And to steve1234, not everyone who is in a council house is a scrounger. I work hard, and the rent I pay is based on a differential system meaning it is based on the income I earn, and is over 1/5th of my weekly earnings.


----------



## MandaC (16 Aug 2009)

I think Steve's comments were more directed at the person who wanted to bypass the system and squat as opposed to genuine people who are on the Council Housing List.

I grew up in a Council House (parents eventually got the keys after 35 years of tenant purchase) and last thing I am is a scrounger.  To be honest though, I was shocked at the attitude of someone who seems to think the world owes them a living(and that people here were to offer them free advice, quick smart, on how to do so)


----------



## nuac (16 Aug 2009)

katxx - no housing authority will tolerate squatting.


----------



## Cat101 (16 Aug 2009)

katxx said:


> is there a chance that the council in question will let us stay in the house if its been empty for a longtime and no one will except the house because of the area and bad reputation? and we are awaiting housing from them.


 Have you tried talking to the council or you community welfare officer?
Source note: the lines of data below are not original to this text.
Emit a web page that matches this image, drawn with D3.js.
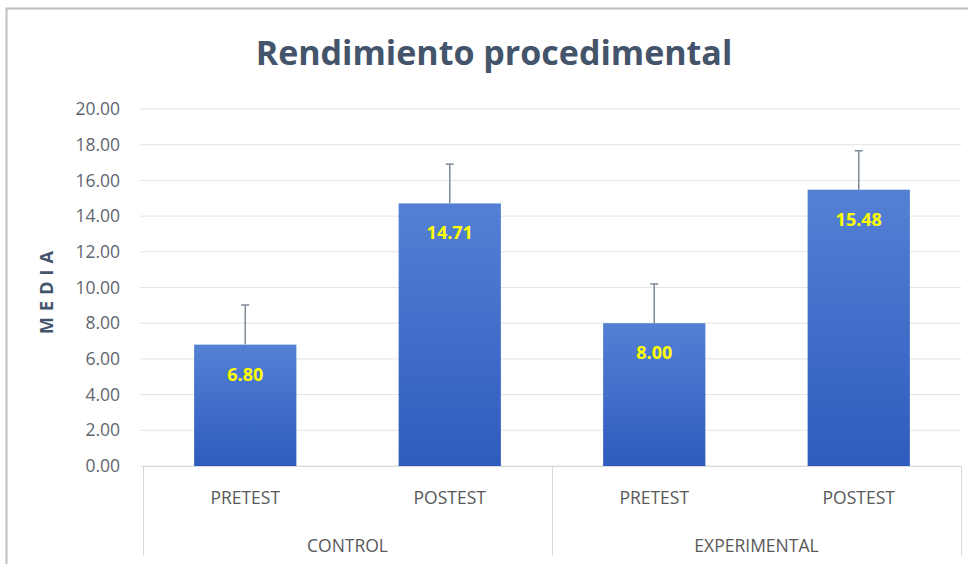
<!DOCTYPE html>
<html>
<head>
<meta charset="utf-8">
<script src="https://cdn.jsdelivr.net/npm/d3@7"></script>
<style>
  body { margin: 0; background: #fff; }
  text { font-family: "Liberation Sans Narrow", "Open Sans", sans-serif; }
</style>
</head>
<body>
<div id="chart"></div>
<script>
var svgWidth = 968;
var svgHeight = 564;

// data
var groups = ["CONTROL", "EXPERIMENTAL"];
var phases = ["PRETEST", "POSTEST", "PRETEST", "POSTEST"];
var barGroup = ["CONTROL", "CONTROL", "EXPERIMENTAL", "EXPERIMENTAL"];
var means = [6.80, 14.71, 8.00, 15.48];
var errors = [2.22, 2.20, 2.20, 2.18];
var yTicks = [0, 2, 4, 6, 8, 10, 12, 14, 16, 18, 20];

var margin = { top: 109, right: 7, bottom: 98, left: 143 };
var width = svgWidth - margin.left - margin.right;
var height = svgHeight - margin.top - margin.bottom;

var svg = d3.select("#chart")
  .append("svg")
  .attr("width", svgWidth)
  .attr("height", svgHeight);

// chart frame
svg.append("path")
  .attr("d", "M6.5,564 V8.5 H968")
  .attr("fill", "none")
  .attr("stroke", "#bfbfbf")
  .attr("stroke-width", 2);

var defs = svg.append("defs");
var grad = defs.append("linearGradient")
  .attr("id", "barGrad")
  .attr("x1", 0).attr("y1", 0).attr("x2", 0).attr("y2", 1);
grad.append("stop").attr("offset", "0%").attr("stop-color", "#5480d4");
grad.append("stop").attr("offset", "100%").attr("stop-color", "#2e5cbe");

var chartGroup = svg.append("g")
  .attr("transform", `translate(${margin.left}, ${margin.top})`);

var idx = d3.range(means.length);

var xScale = d3.scaleBand()
  .domain(idx)
  .range([0, width])
  .paddingInner(0.5)
  .paddingOuter(0.25);

var yScale = d3.scaleLinear()
  .domain([0, 20])
  .range([height, 0]);

// gridlines
chartGroup.append("g")
  .selectAll("line")
  .data(yTicks)
  .enter()
  .append("line")
  .attr("x1", -3)
  .attr("x2", width)
  .attr("y1", d => yScale(d))
  .attr("y2", d => yScale(d))
  .attr("stroke", "#e3e3e3")
  .attr("stroke-width", 1);

// y axis labels
var yAxis = d3.axisLeft(yScale)
  .tickValues(yTicks)
  .tickFormat(d3.format(".2f"))
  .tickSize(0)
  .tickPadding(23);

var yAxisG = chartGroup.append("g").call(yAxis);
yAxisG.select(".domain").remove();
yAxisG.selectAll("text")
  .attr("fill", "#5f6670")
  .style("font-family", "'Open Sans', sans-serif")
  .style("font-size", "17.5px");

// bars
chartGroup.selectAll("rect.bar")
  .data(idx)
  .enter()
  .append("rect")
  .classed("bar", true)
  .attr("x", i => xScale(i))
  .attr("y", i => yScale(means[i]))
  .attr("width", xScale.bandwidth())
  .attr("height", i => height - yScale(means[i]))
  .attr("fill", "url(#barGrad)");

// error bars (plus only)
var errG = chartGroup.append("g")
  .attr("stroke", "#7f8a99")
  .attr("stroke-width", 1.5);

errG.selectAll("line.stem")
  .data(idx)
  .enter()
  .append("line")
  .attr("x1", i => xScale(i) + xScale.bandwidth() / 2)
  .attr("x2", i => xScale(i) + xScale.bandwidth() / 2)
  .attr("y1", i => yScale(means[i]))
  .attr("y2", i => yScale(means[i] + errors[i]));

errG.selectAll("line.cap")
  .data(idx)
  .enter()
  .append("line")
  .attr("x1", i => xScale(i) + xScale.bandwidth() / 2 - 4)
  .attr("x2", i => xScale(i) + xScale.bandwidth() / 2 + 4)
  .attr("y1", i => yScale(means[i] + errors[i]))
  .attr("y2", i => yScale(means[i] + errors[i]));

// value labels
chartGroup.selectAll("text.val")
  .data(idx)
  .enter()
  .append("text")
  .attr("x", i => xScale(i) + xScale.bandwidth() / 2)
  .attr("y", i => yScale(means[i]) + 36)
  .attr("text-anchor", "middle")
  .attr("fill", "#ffff00")
  .style("font-family", "'Open Sans', sans-serif")
  .style("font-weight", "bold")
  .style("font-size", "18px")
  .text(i => means[i].toFixed(2));

// category axis
var axisG = chartGroup.append("g")
  .attr("transform", `translate(0, ${height})`);

axisG.append("line")
  .attr("x1", 0).attr("x2", width)
  .attr("y1", 0.5).attr("y2", 0.5)
  .attr("stroke", "#d9d9d9");

var groupScale = d3.scaleBand()
  .domain(groups)
  .range([0, width]);

var seps = [0, groupScale("EXPERIMENTAL"), width];
axisG.selectAll("line.sep")
  .data(seps)
  .enter()
  .append("line")
  .attr("x1", d => Math.round(d) + 0.5)
  .attr("x2", d => Math.round(d) + 0.5)
  .attr("y1", 0)
  .attr("y2", 90)
  .attr("stroke", "#d9d9d9");

axisG.selectAll("text.phase")
  .data(idx)
  .enter()
  .append("text")
  .attr("x", i => xScale(i) + xScale.bandwidth() / 2)
  .attr("y", 38)
  .attr("text-anchor", "middle")
  .attr("fill", "#595959")
  .style("font-size", "17.5px")
  .text(i => phases[i]);

axisG.selectAll("text.group")
  .data(groups)
  .enter()
  .append("text")
  .attr("x", d => groupScale(d) + groupScale.bandwidth() / 2)
  .attr("y", 86)
  .attr("text-anchor", "middle")
  .attr("fill", "#595959")
  .style("font-size", "17.5px")
  .text(d => d);

// axis title
svg.append("text")
  .attr("transform", `translate(53, ${margin.top + height / 2 + 2}) rotate(-90)`)
  .attr("text-anchor", "middle")
  .attr("fill", "#44546a")
  .style("font-family", "'Open Sans', sans-serif")
  .style("font-weight", "bold")
  .style("font-size", "18px")
  .style("letter-spacing", "6px")
  .text("MEDIA");

// chart title
svg.append("text")
  .attr("x", 494)
  .attr("y", 65)
  .attr("text-anchor", "middle")
  .attr("fill", "#44546a")
  .style("font-family", "'Open Sans', sans-serif")
  .style("font-weight", "bold")
  .style("font-size", "34px")
  .text("Rendimiento procedimental");
</script>
</body>
</html>
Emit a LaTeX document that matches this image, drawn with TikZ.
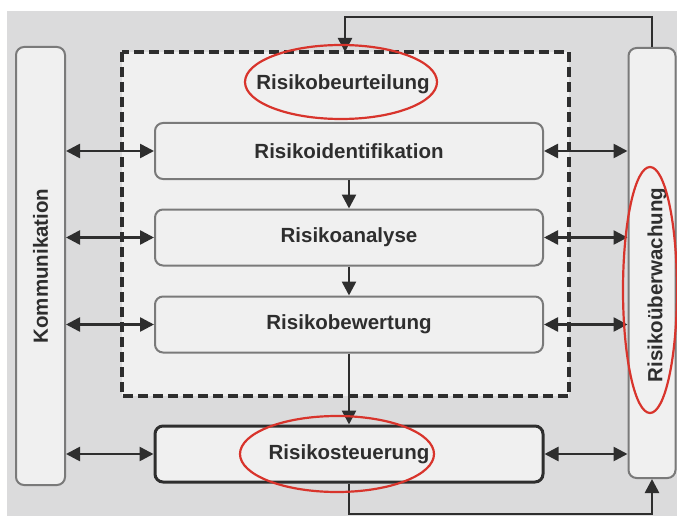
\documentclass[tikz,border=0pt]{standalone}
\usepackage{fontspec}
\setmainfont{Liberation Sans}
\usepackage{tikz}
\usetikzlibrary{shapes.geometric, arrows.meta, positioning, calc}

\definecolor{bggrey}{HTML}{DBDBDC}
\definecolor{boxgrey}{HTML}{F0F0F0}
\definecolor{edgegrey}{HTML}{7A7A7A}
\definecolor{inkgrey}{HTML}{2E2E2E}
\definecolor{ringred}{HTML}{D8342C}

\begin{document}
\begin{tikzpicture}[
    x=1pt, y=-1pt,
    font=\fontsize{20.5}{24}\selectfont\bfseries,
    riskbox/.style={rectangle, rounded corners=8pt, draw=edgegrey, line width=2pt, fill=boxgrey, text=inkgrey, minimum width=388pt, minimum height=56pt, align=center},
    sidebox/.style={rectangle, rounded corners=8pt, draw=edgegrey, line width=2pt, fill=boxgrey, text=inkgrey, rotate=90, align=center},
    redring/.style={ellipse, draw=ringred, line width=2.2pt},
    arrow/.style={-{Triangle[length=14pt,width=14pt]}, line width=2.6pt, draw=inkgrey},
    dblarrow/.style={{Triangle[length=14pt,width=14pt]}-{Triangle[length=14pt,width=14pt]}, line width=2.6pt, draw=inkgrey}
]
    \useasboundingbox (0,0) rectangle (677,516);
    \fill[bggrey] (7,11) rectangle (677,516);

    % Risikobeurteilung
    \draw[dash pattern=on 10pt off 5pt, line width=3.2pt, draw=inkgrey, fill=boxgrey] (122,52) rectangle (569,396);
    \node[text=inkgrey] (beurt) at (343,84) {Risikobeurteilung};

    \node[riskbox] (ident) at (349,151) {Risikoidentifikation};
    \node[riskbox] (analyse) at (349,237.5) {Risikoanalyse};
    \node[riskbox] (bewert) at (349,324.5) {Risikobewertung};
    \node[riskbox, draw=inkgrey, line width=3pt] (steuer) at (349,454) {Risikosteuerung};

    \node[sidebox, minimum width=438pt, minimum height=49pt] (kom) at (40.5,266) {Kommunikation};
    \node[sidebox, minimum width=430pt, minimum height=47pt] (ueber) at (652,263) {};
    \node[rotate=90, text=inkgrey] (uebertext) at (657,285) {Risikoüberwachung};

    \draw[arrow] (ident) -- (analyse);
    \draw[arrow] (analyse) -- (bewert);
    \draw[arrow] (bewert) -- (steuer);

    \foreach \n in {ident, analyse, bewert, steuer} {
        \draw[dblarrow] (\n.west -| kom.south) -- (\n.west);
        \draw[dblarrow] (\n.east) -- (\n.east -| ueber.north);
    }

    % Rueckkopplung
    \coordinate (topin) at (345,52);
    \coordinate (toploop) at (345,17);
    \draw[arrow] (ueber.east) |- (toploop) -- (topin);
    \draw[arrow] (steuer.south) |- ($(ueber.west)+(0,35)$) -- (ueber.west);

    \node[redring, minimum width=192pt, minimum height=74pt] (ring1) at (341,82) {};
    \node[redring, minimum width=194pt, minimum height=76pt] (ring2) at (337,454) {};
    \node[redring, minimum width=54pt, minimum height=246pt] (ring3) at (650,290) {};
\end{tikzpicture}
\end{document}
Squatting isn't the best option, you will have no electricity or running water..not a great life for you or your family. and as mentioned above you will be taken off the housing list. Why do you move every 6 months?
You're intitled to rent allowance if you're on a housing list. Talk to your local CWO and get it sorted within the law.


----------



## Thirsty (18 Aug 2009)

> How is a house a basic human right


Article 27 of the UN Convention on the rights of the child - a child has the right to have a safe place to live.


----------



## csirl (18 Aug 2009)

Kildrought said:


> Article 27 of the UN Convention on the rights of the child - a child has the right to have a safe place to live.


 
Doesnt have to be a house.


----------



## Bronte (18 Aug 2009)

No one has been able to answer the OP's question would they be able to squat.  I don't how there would be a problem in getting ESB and water if you register.  I must admit in my youth I stayed with someone in a squat in London, it was all the rage, I even went once to break into a house in Elephant & Castle but didn't have the guts to do it, but we did buy a crowbar.  In the UK squatters had certain rights but the breaking and entering was the only illegal bit, but I'm not sure about that anymore.  

If council houses are being left idle isn't it better that someone is using and maintaining them?


----------



## MandaC (18 Aug 2009)

Is the OP's question even legal?

If squatting is illegal, should anyone on this board be assisting, bearing in mind that the site is ultimately Brendan's responsibility.


----------



## irishmoss (19 Aug 2009)

It's not stricly illegal [broken link removed]

More info here
[broken link removed]


----------



## Bronte (19 Aug 2009)

MandaC said:


> Is the OP's question even legal?
> 
> If squatting is illegal, should anyone on this board be assisting, bearing in mind that the site is ultimately Brendan's responsibility.


 
I don't think it's illegal but I'm not sure, I think it's how some people get adverse possession which is perfectly legal.


----------



## csirl (19 Aug 2009)

Bronte said:


> I don't think it's illegal but I'm not sure, I think it's how some people get adverse possession which is perfectly legal.


 
Trespassing is now a criminal offence. As is breaking and entry. The OP would be guilty of both if they undertook their proposed course of action.


----------



## Bronte (19 Aug 2009)

What about landlowners who use a bit of an unknown owner's field and eventually get adverse possession and thereby ownership?  Maybe this is different to squatting.


----------



## nuac (19 Aug 2009)

Squatting in a local authority house is unlawful.   If you are asked by a Gárda to leave and refuse you are liable to a fine and/or imprisonment.   See Section 20 of the Housing ( Miscellaneous Provisions ) Act 1997


----------



## Locke (19 Aug 2009)

Should this thread not be closed? It is obviously a wind up. Granted there is a discussion trying to break out, but should it not be on it's dedicated thread as opposed to one started by someone just looking to get a rise out of someone?


----------